Natural immune responses and vaccination are unable to induce protective antibody responses against HIV infection. Despite the presence of neutralizing epitopes, such as the membrane-proximal external region (MPER), on HIV envelope (Env), Env immunization has so far failed to elicit such neutralizing antibodies. A body of evidence suggests that an immunological tolerance mechanism may contribute to the loss or poor activation of MPER-reactive B cells due to a structural mimicry with self-antigens. Dendritic cells (DCs) use pattern-recognition receptors to monitor conserved microbial structures at extracellular, endosomal, and intracellular compartments for signs of infection for triggering immune activation. In response to cytosolic DNA, the immune system mounts a programed response that involves the transcription of type I interferons and inflammatory cytokines. Cytosolic DNA was recently found to induce the synthesis of cyclic GMP-AMP (cGAMP) di-nucleotide upon binding to cGAMP synthase (cGAS). cGAMP subsequently activates proinflammatory responses by binding to a downstream receptor STING. Hence, the recent discovery of the cGAS-cGAMP second messenger pathway provides critical insights into the molecular basis of immune activation, as well as uncovers new avenues to develop adjuvants. Moreover, DC functions are critically regulated by immune stimuli, as well as inhibitors. Our studies demonstrate that the immunostimulatory ability of DCs is critically suppressed by SOCS1, a feedback inhibitor of the JAK/STAT signal pathway, and that SOCS1-silenced DCs are hyperactivated and can effectively induce antigen-specific antibody responses. In this study, we aim to explore the adjuvant potential of cGAMP, the second messenger of cytosolic dsDNA sensing, in combination with SOCS1 antagonist for activating anti-HIV antibody responses. The hypothesis of this study is that the combined use of cGAMP and SOCS1 antagonist will endow DCs with superior immunostimulatory potency to break self tolerance and to induce anti-HIV antibody responses against the conservative, neutralizing MPER epitope.
The specific aims of this study are:
Aim 1. To test whether cGAMP has an immunostimulatory effect on DCs, leading to the activation of B cells and anti-HIV Env antibody responses.
Aim 2. To test whether cGAMP and SOCS1 antagonist have a synergistic, stimulatory effect on DCs by activating STING and inhibiting SOCS1 to break self-tolerance and to activate stronger anti-HIV antibody responses against the conservative, neutralizing MPER epitope. This study may lead to the development of cGAMP and the combined use of cGAMP and SOCS1 antagonist as novel adjuvants for HIV vaccine development.
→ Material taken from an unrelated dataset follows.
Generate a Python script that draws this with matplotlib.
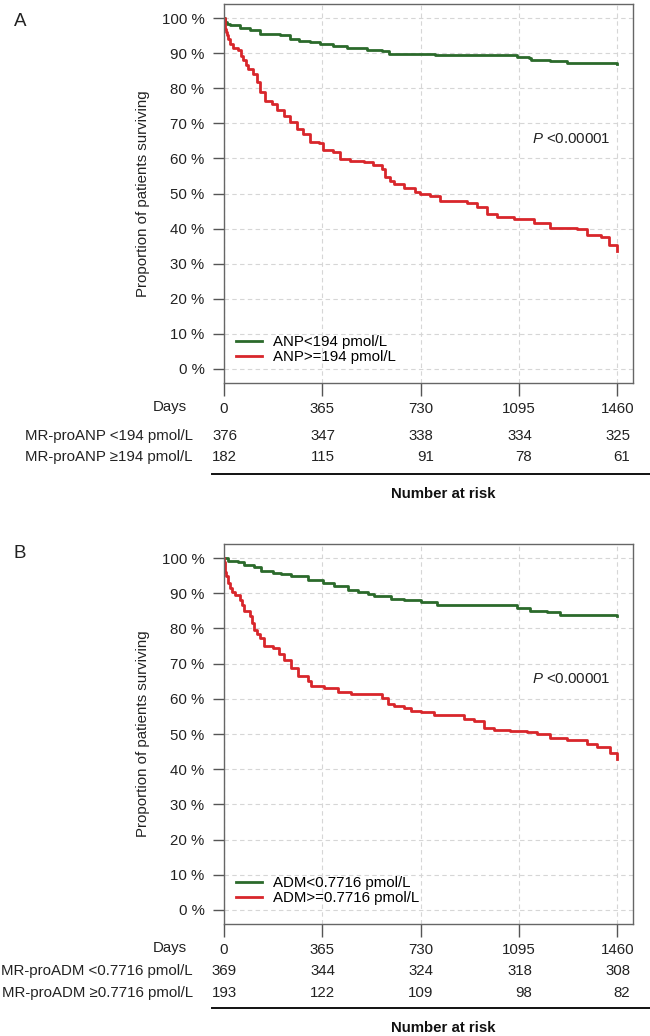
# Kaplan-Meier curves for MR-proANP (A) and MR-proADM (B) with number-at-risk tables

import numpy as np
import matplotlib
matplotlib.use('Agg')
from matplotlib import pyplot as plt

plt.rcParams['font.family'] = ['Liberation Sans', 'DejaVu Sans']
plt.rcParams['mathtext.fontset'] = 'custom'
plt.rcParams['mathtext.it'] = 'Liberation Sans:italic'
plt.rcParams['mathtext.rm'] = 'Liberation Sans'

# ---- data ----
tick_days = [0, 365, 730, 1095, 1460]
pct_ticks = np.arange(0, 1.01, 0.1)
pct_labels = ['%d %%' % round(v * 100) for v in pct_ticks]

# panel A
a_low_days = [0, 5, 12, 22, 60, 97, 134, 208, 245, 280, 320, 357, 406, 456, 530, 586, 611,
              729, 784, 1026, 1088, 1132, 1138, 1212, 1274, 1460]
a_low_surv = [1.0, 0.99, 0.984, 0.979, 0.972, 0.965, 0.955, 0.951, 0.939, 0.935, 0.932,
              0.925, 0.920, 0.915, 0.908, 0.905, 0.898, 0.898, 0.894, 0.894, 0.890, 0.887,
              0.880, 0.877, 0.872, 0.868]
a_high_days = [0, 2, 4, 7, 10, 16, 22, 35, 53, 62, 72, 80, 90, 109, 121, 134, 152, 177,
               196, 221, 245, 270, 295, 320, 351, 369, 406, 431, 468, 518, 555, 586, 599,
               615, 630, 667, 710, 729, 766, 803, 865, 902, 939, 976, 1014, 1076, 1113,
               1150, 1212, 1311, 1348, 1398, 1429, 1460]
a_high_surv = [1.0, 0.985, 0.970, 0.960, 0.951, 0.940, 0.927, 0.914, 0.908, 0.893, 0.879,
               0.867, 0.856, 0.841, 0.817, 0.789, 0.765, 0.756, 0.737, 0.721, 0.703, 0.684,
               0.670, 0.646, 0.644, 0.625, 0.618, 0.599, 0.592, 0.589, 0.580, 0.570, 0.547,
               0.537, 0.528, 0.515, 0.504, 0.499, 0.494, 0.480, 0.480, 0.473, 0.461, 0.442,
               0.433, 0.428, 0.426, 0.416, 0.401, 0.399, 0.382, 0.375, 0.352, 0.335]
a_legend = ['ANP<194 pmol/L', 'ANP>=194 pmol/L']
a_rows = ['MR-proANP <194 pmol/L', 'MR-proANP \u2265194 pmol/L']
a_risk_low = [376, 347, 338, 334, 325]
a_risk_high = [182, 115, 91, 78, 61]

# panel B
b_low_days = [0, 15, 52, 76, 113, 138, 181, 212, 249, 286, 311, 354, 366, 409, 459, 496,
              533, 557, 594, 619, 668, 730, 792, 1026, 1088, 1137, 1199, 1248, 1433, 1460]
b_low_surv = [1.0, 0.993, 0.988, 0.981, 0.975, 0.962, 0.959, 0.955, 0.950, 0.948, 0.938,
              0.938, 0.929, 0.920, 0.910, 0.905, 0.898, 0.893, 0.891, 0.884, 0.880, 0.875,
              0.868, 0.866, 0.858, 0.851, 0.847, 0.839, 0.839, 0.834]
b_high_days = [0, 1, 2, 5, 9, 15, 21, 30, 39, 58, 67, 76, 95, 104, 113, 122, 132, 150, 181,
               206, 224, 249, 274, 311, 323, 372, 422, 471, 551, 588, 607, 631, 668, 693,
               730, 779, 866, 890, 927, 964, 1001, 1063, 1125, 1162, 1211, 1273, 1322, 1347,
               1384, 1433, 1460]
b_high_surv = [1.0, 0.99, 0.976, 0.96, 0.948, 0.930, 0.915, 0.905, 0.896, 0.882, 0.866,
               0.849, 0.834, 0.815, 0.797, 0.785, 0.773, 0.749, 0.745, 0.726, 0.711, 0.688,
               0.666, 0.650, 0.636, 0.631, 0.619, 0.615, 0.615, 0.603, 0.584, 0.579, 0.574,
               0.565, 0.562, 0.553, 0.553, 0.543, 0.536, 0.518, 0.511, 0.508, 0.505, 0.499,
               0.489, 0.484, 0.484, 0.473, 0.464, 0.447, 0.430]
b_legend = ['ADM<0.7716 pmol/L', 'ADM>=0.7716 pmol/L']
b_rows = ['MR-proADM <0.7716 pmol/L', 'MR-proADM \u22650.7716 pmol/L']
b_risk_low = [369, 344, 324, 318, 308]
b_risk_high = [193, 122, 109, 98, 82]

p_text = r'$\mathit{P}$ <0.00001'

GREEN = '#2b6a2b'
RED = '#d8262b'
FS = 10.8
W, H = 650, 1036

fig = plt.figure(figsize=(6.5, 10.36), dpi=100)


def fx(x):
    return x / W


def fy(y):
    return 1 - y / H


def panel(top, bottom, letter, letter_y, lows, highs, legend, rows, risk_low, risk_high,
          row_ys, line_y, nar_y):
    ax = fig.add_axes([fx(224), fy(bottom), fx(633) - fx(224), fy(top) - fy(bottom)])
    ax.step(lows[0], lows[1], where='post', color=GREEN, lw=2, label=legend[0])
    ax.step(highs[0], highs[1], where='post', color=RED, lw=2, label=legend[1])
    ax.set_xlim(0, 1460 * 1.04)
    ax.set_ylim(-0.04, 1.04)
    ax.set_xticks(tick_days)
    ax.set_xticklabels([str(d) for d in tick_days], fontsize=FS, color='#222222')
    ax.set_yticks(pct_ticks)
    ax.set_yticklabels(pct_labels, fontsize=FS, color='#222222')
    ax.tick_params(axis='x', length=9, pad=5, color='#555555', width=1)
    ax.tick_params(axis='y', length=8, pad=6, color='#555555', width=1)
    ax.grid(color='#d6d6d6', linestyle=(0, (4, 3)), lw=0.8)
    for s in ax.spines.values():
        s.set_color('#666666')
        s.set_linewidth(1)
    ax.set_ylabel('Proportion of patients surviving', fontsize=FS, color='#222222')
    ax.yaxis.set_label_coords((150 - 224) / 409, 0.5)
    ax.text(1435, 0.655, p_text, fontsize=FS, ha='right', va='center', color='#222222')
    mid = bottom - 33.5
    ax.legend(loc='center left', bbox_to_anchor=(fx(236), fy(mid)),
              bbox_transform=fig.transFigure, frameon=False, fontsize=FS,
              borderpad=0, borderaxespad=0, handlelength=1.75, handletextpad=0.7,
              labelspacing=0.05)

    fig.text(fx(20), fy(letter_y), letter, fontsize=13.5, ha='center', va='center',
             color='#222222')
    # number at risk table
    fig.text(fx(187), fy(bottom + 24), 'Days', fontsize=FS, ha='right', va='center',
             color='#222222')
    for label, counts, ry in zip(rows, [risk_low, risk_high], row_ys):
        fig.text(fx(193), fy(ry), label, fontsize=FS, ha='right', va='center',
                 color='#222222')
        for d, n in zip(tick_days, counts):
            xpx = 224 + d * 409 / (1460 * 1.04) + 13
            fig.text(fx(xpx), fy(ry), str(n), fontsize=FS, ha='right', va='center',
                     color='#222222')
    fig.add_artist(plt.Line2D([fx(212), fx(650)], [fy(line_y), fy(line_y)],
                              transform=fig.transFigure, color='#111111', lw=1.4))
    fig.text(fx(443), fy(nar_y), 'Number at risk', fontsize=FS, fontweight='bold',
             ha='center', va='center', color='#111111')
    return ax


panel(4, 383, 'A', 21, (a_low_days, a_low_surv), (a_high_days, a_high_surv),
      a_legend, a_rows, a_risk_low, a_risk_high, (436, 457), 474, 494)
panel(544, 924, 'B', 553, (b_low_days, b_low_surv), (b_high_days, b_high_surv),
      b_legend, b_rows, b_risk_low, b_risk_high, (971, 993), 1008, 1028)

fig.savefig('out.png', dpi=100)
This proposed study is aimed to develop a new adjuvant for HIV vaccine. We will test the hypotheses that the combined use of cGAMP and SOCS1 antagonist will endow DCs with superior immunostimulatory potency to break self tolerance and to induce anti-HIV antibody responses against the conservative, neutralizing MPER epitope by synergistically activating STING signaling cascades and inhibiting the key negative regulator SOCS1 for prolonged and enhanced proinflammatory signaling in antigen-presenting DCs. This pilot study this study may lead to the development of cGAMP and the combined use of cGAMP and SOCS1 antagonist as novel adjuvants for HIV vaccine development.